A penny wrapped in silver paper
I started at Pelham Street School in 1956 at under 4 years old. The Headmistress, Miss Webster, smacked the back of my legs on the first day. The lovely nurse was Miss Scott. She wore a full skirted overall in pale green. I believe Miss Jupp was my first teacher, so kind. She recognised me on a bus when I was 20 and spoke to me. Mrs Smith was a teacher who gave me an old penny wrapped in silver paper so the class would think I had half a crown; this was for sitting up straight during story time. Not a very helpful thing to do, it did not help with the bonding of classmates. Later I was taught by her when I was thirteen, old enough to understand her methods were cruel.
My first love
Pelham Street School was were I first fell in love, he was called Andre Welch. I used to have a photograph of myself in class with a pink and blue Triang pushchair that said Mum-Ma when pushed. Also in the photo was Dennis Vaughan dressed in full cowboy gear, sitting on a metal horse on springs. I can almost smell the place as I type. The swing in the playground tucked around the corner, the little green canvas camp beds where we had our afternoon naps.
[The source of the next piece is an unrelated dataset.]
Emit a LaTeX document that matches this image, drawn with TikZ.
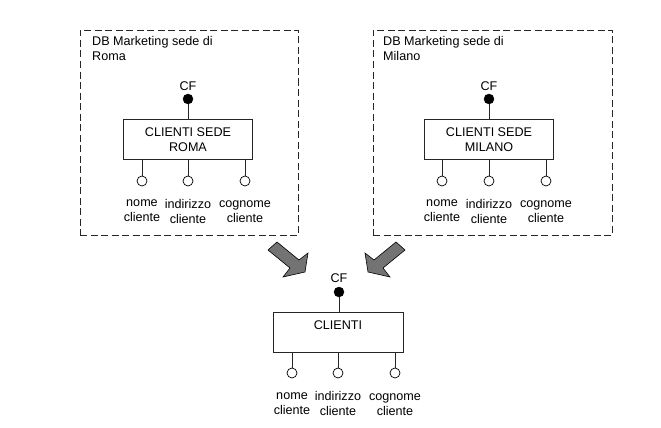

The teachers stopped me sucking my thumb. I remember jealousy rearing its ugly head for the first time. The object of my jealousy was a pretty blonde girl. I hit her – what was her crime? She wore a beautiful angora knitted bolero with silver thread running through.
Hand me down shoes
I remember the end of my first day. My Mum came to meet me; I was sitting in the playground, my thick brown hair having escaped its ties. My pleated skirt with straps had had its buttons pulled off by a boy who was behind me whilst enacting The Big Ship Sails On The Ally Ally Oh. Not forgetting my hand-me-down, brown, lace-up shoes with blakies on the heels that made me do the splits on the wooden corridor floors, hurting my under-carriage. Oh Mother, sanctuary, take me home. Then horror strikes as I am informed I must come back the next day. Life will never be the same.